When I write I like to use ellipses … and semi-colons ; because the thoughts in my mind don’t usually have periods.

I’ve been collecting stones since I was about 4 years young; way before I knew the energetic properties of crystals and stones. Does this make me a trailblazer? *chuckles*

I love frogs; there’s no reason I just do, always have. Perhaps there’s something about their eyes…

When I finally own a nice piece of land, I will rescue animals, yeppers I love them so…

I still use an iphone 4S…because it still works and does everything I need it to do.

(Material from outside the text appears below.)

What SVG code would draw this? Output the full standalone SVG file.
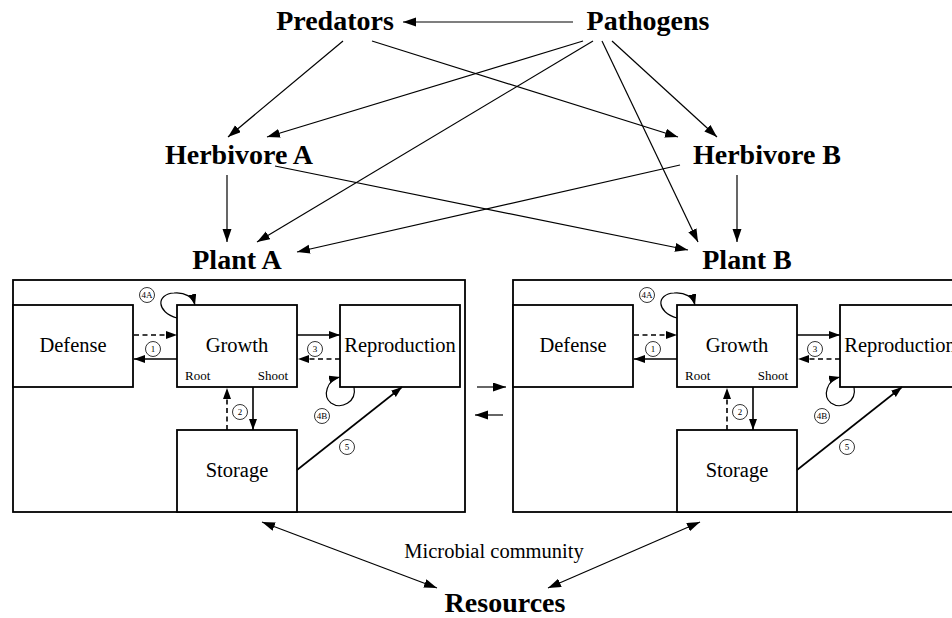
<svg xmlns="http://www.w3.org/2000/svg" width="952" height="618" viewBox="0 0 952 618">
<style>
.big{font-family:"Liberation Serif","Times New Roman",serif;font-weight:bold;font-size:28px;fill:#000;text-anchor:middle}
.lbl{font-family:"Liberation Serif","Times New Roman",serif;font-size:20.5px;fill:#000;text-anchor:middle}
.sm{font-family:"Liberation Serif","Times New Roman",serif;font-size:13px;fill:#000}
.num{font-family:"Liberation Serif","Times New Roman",serif;font-size:9px;fill:#000;text-anchor:middle}
.box{fill:#fff;stroke:#000;stroke-width:1.8}
.outer{fill:#fff;stroke:#000;stroke-width:1.8}
.top{fill:none;stroke:#000;stroke-width:1.2;marker-end:url(#ah)}
.dbl{fill:none;stroke:#000;stroke-width:1.2;marker-end:url(#ah);marker-start:url(#ah)}
.sol{fill:none;stroke:#000;stroke-width:1.6;marker-end:url(#as)}
.dash{fill:none;stroke:#000;stroke-width:1.6;stroke-dasharray:5,3.5;marker-end:url(#as)}
.cur{fill:none;stroke:#000;stroke-width:1.2;marker-end:url(#as)}
.circ{fill:#fff;stroke:#000;stroke-width:0.8}
</style>
<defs>
<marker id="ah" markerUnits="userSpaceOnUse" markerWidth="14" markerHeight="10" refX="13" refY="4.5" orient="auto-start-reverse" viewBox="0 0 14 10">
<path d="M0,0 L13,4.5 L0,9 z" fill="#000"/>
</marker>
<marker id="as" markerUnits="userSpaceOnUse" markerWidth="12" markerHeight="9" refX="11" refY="4" orient="auto-start-reverse" viewBox="0 0 12 9">
<path d="M0,0 L11,4 L0,8 z" fill="#000"/>
</marker>
</defs>
<rect width="952" height="618" fill="#fff"/>

<g id="connectors">
<line class="top" x1="573" y1="22" x2="403" y2="22"/>
<line class="top" x1="343" y1="41" x2="228" y2="137"/>
<line class="top" x1="372" y1="41" x2="678" y2="137"/>
<line class="top" x1="583" y1="41" x2="267" y2="137"/>
<line class="top" x1="593" y1="41" x2="257" y2="242"/>
<line class="top" x1="602" y1="41" x2="698" y2="242"/>
<line class="top" x1="612" y1="41" x2="717" y2="137"/>
<line class="top" x1="227" y1="175" x2="227" y2="242"/>
<line class="top" x1="275" y1="166" x2="688" y2="250"/>
<line class="top" x1="680" y1="165" x2="297" y2="252"/>
<line class="top" x1="737" y1="175" x2="737" y2="242"/>
<line class="dbl" x1="262" y1="522" x2="437" y2="588"/>
<line class="dbl" x1="548" y1="588" x2="700" y2="522"/>
<line class="top" x1="477" y1="387" x2="506" y2="387"/>
<line class="top" x1="503" y1="415" x2="475" y2="415"/>
</g>

<g id="predators"><text class="big" x="335" y="30">Predators</text></g>
<g id="pathogens"><text class="big" x="648" y="30">Pathogens</text></g>
<g id="herbivore-a"><text class="big" x="239" y="164">Herbivore A</text></g>
<g id="herbivore-b"><text class="big" x="767" y="164">Herbivore B</text></g>
<g id="plant-a-title"><text class="big" x="237" y="269">Plant A</text></g>
<g id="plant-b-title"><text class="big" x="747" y="269">Plant B</text></g>
<g id="resources"><text class="big" x="505" y="612">Resources</text></g>
<g id="microbial"><text class="lbl" x="494" y="558">Microbial community</text></g>

<g id="plant-a">
<rect class="outer" x="13" y="280" width="452" height="232"/>
<g id="defense-a"><rect class="box" x="13" y="305" width="120" height="82"/><text class="lbl" x="73" y="352">Defense</text></g>
<g id="growth-a"><rect class="box" x="177" y="305" width="120" height="82"/><text class="lbl" x="237" y="352">Growth</text><text class="sm" x="185" y="380">Root</text><text class="sm" x="288" y="380" text-anchor="end">Shoot</text></g>
<g id="reproduction-a"><rect class="box" x="340" y="305" width="120" height="82"/><text class="lbl" x="400" y="352">Reproduction</text></g>
<g id="storage-a"><rect class="box" x="177" y="430" width="120" height="82"/><text class="lbl" x="237" y="477">Storage</text></g>
<g id="links-a">
<line class="dash" x1="134" y1="335" x2="177" y2="335"/>
<line class="sol" x1="177" y1="359" x2="134" y2="359"/>
<line class="sol" x1="297" y1="335" x2="340" y2="335"/>
<line class="dash" x1="340" y1="359" x2="298" y2="359"/>
<line class="dash" x1="227" y1="430" x2="227" y2="388"/>
<line class="sol" x1="253" y1="387" x2="253" y2="430"/>
<line class="sol" x1="297" y1="470" x2="402" y2="387"/>
<path class="cur" d="M177,318 C156,312 156,294 174,293 C185,292 193,297 195,305"/>
<path class="cur" d="M354,387 C357,402 341,410 331,403 C322,396 327,380 340,377"/>
<circle class="circ" cx="153" cy="349" r="7.5"/><text class="num" x="153" y="352">1</text>
<circle class="circ" cx="240" cy="412" r="7.5"/><text class="num" x="240" y="415">2</text>
<circle class="circ" cx="315" cy="349" r="7.5"/><text class="num" x="315" y="352">3</text>
<circle class="circ" cx="147" cy="295" r="7.5"/><text class="num" x="147" y="298" font-size="8">4A</text>
<circle class="circ" cx="322" cy="416" r="7.5"/><text class="num" x="322" y="419" font-size="8">4B</text>
<circle class="circ" cx="347" cy="447" r="7.5"/><text class="num" x="347" y="450">5</text>
</g>
</g>

<g id="plant-b" transform="translate(500,0)">
<rect class="outer" x="13" y="280" width="452" height="232"/>
<g id="defense-b"><rect class="box" x="13" y="305" width="120" height="82"/><text class="lbl" x="73" y="352">Defense</text></g>
<g id="growth-b"><rect class="box" x="177" y="305" width="120" height="82"/><text class="lbl" x="237" y="352">Growth</text><text class="sm" x="185" y="380">Root</text><text class="sm" x="288" y="380" text-anchor="end">Shoot</text></g>
<g id="reproduction-b"><rect class="box" x="340" y="305" width="120" height="82"/><text class="lbl" x="400" y="352">Reproduction</text></g>
<g id="storage-b"><rect class="box" x="177" y="430" width="120" height="82"/><text class="lbl" x="237" y="477">Storage</text></g>
<g id="links-b">
<line class="dash" x1="134" y1="335" x2="177" y2="335"/>
<line class="sol" x1="177" y1="359" x2="134" y2="359"/>
<line class="sol" x1="297" y1="335" x2="340" y2="335"/>
<line class="dash" x1="340" y1="359" x2="298" y2="359"/>
<line class="dash" x1="227" y1="430" x2="227" y2="388"/>
<line class="sol" x1="253" y1="387" x2="253" y2="430"/>
<line class="sol" x1="297" y1="470" x2="402" y2="387"/>
<path class="cur" d="M177,318 C156,312 156,294 174,293 C185,292 193,297 195,305"/>
<path class="cur" d="M354,387 C357,402 341,410 331,403 C322,396 327,380 340,377"/>
<circle class="circ" cx="153" cy="349" r="7.5"/><text class="num" x="153" y="352">1</text>
<circle class="circ" cx="240" cy="412" r="7.5"/><text class="num" x="240" y="415">2</text>
<circle class="circ" cx="315" cy="349" r="7.5"/><text class="num" x="315" y="352">3</text>
<circle class="circ" cx="147" cy="295" r="7.5"/><text class="num" x="147" y="298" font-size="8">4A</text>
<circle class="circ" cx="322" cy="416" r="7.5"/><text class="num" x="322" y="419" font-size="8">4B</text>
<circle class="circ" cx="347" cy="447" r="7.5"/><text class="num" x="347" y="450">5</text>
</g>
</g>
</svg>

I don’t go to the doctor unless I have an infection that I can’t get rid of myself (sinus); I create herbal remedies for anything that ails me because…I CAN!

I’m an ambivert but mostly and introvert who needs lots of solitude or I go freaking madddddd… I can also identify with characteristics of an HSP, Empath, INFJ, INFP, Indigo, Claircognizant, Clairsentient, Life Path 8, Leo Sun, Leo Moon, Scorpio Ascendant blah blah blah, but I can be anything on any given day. I solely determine who I want to be each New Day because…I CAN!

It is my opinion that true Hip Hop is DEAD! No I don’t care to provide an explanation; just listen for yourself…

I wish Chris Brown wasn’t C-Breezy and Tey Songz wasn’t Trigga (sigh)

I hope people will learn to accept differences of others instead of hating…some day

I enjoy the show Bones and my favorite character is Hodgins; maybe because we both have curly hair? *chuckles* Nah, I love who his character is and how he loves Angie. I also love how Bones and Booth have always loved one another.

Two years at the same job and never pooped there once! *chuckles* my bladder and bowels, we have an understanding about public facilities.

I think I’m just about ready to buy a tiny house and go off the grid; well mostly…

Facebook irks me but I love Pinterest and Tumblr; my peeps are there J

Well there you have it folks; almost every quirky thing about me (I’m sure there are a few more).

To the ones I’ve met and shared moments with, I appreciate what you’ve added to my life.  I’m sending wishes for great love and peace as you continue during this lifetime and each one thereafter.

To the ones I will meet and make great strides with, thank you in advance; I appreciate all that you and all that you do.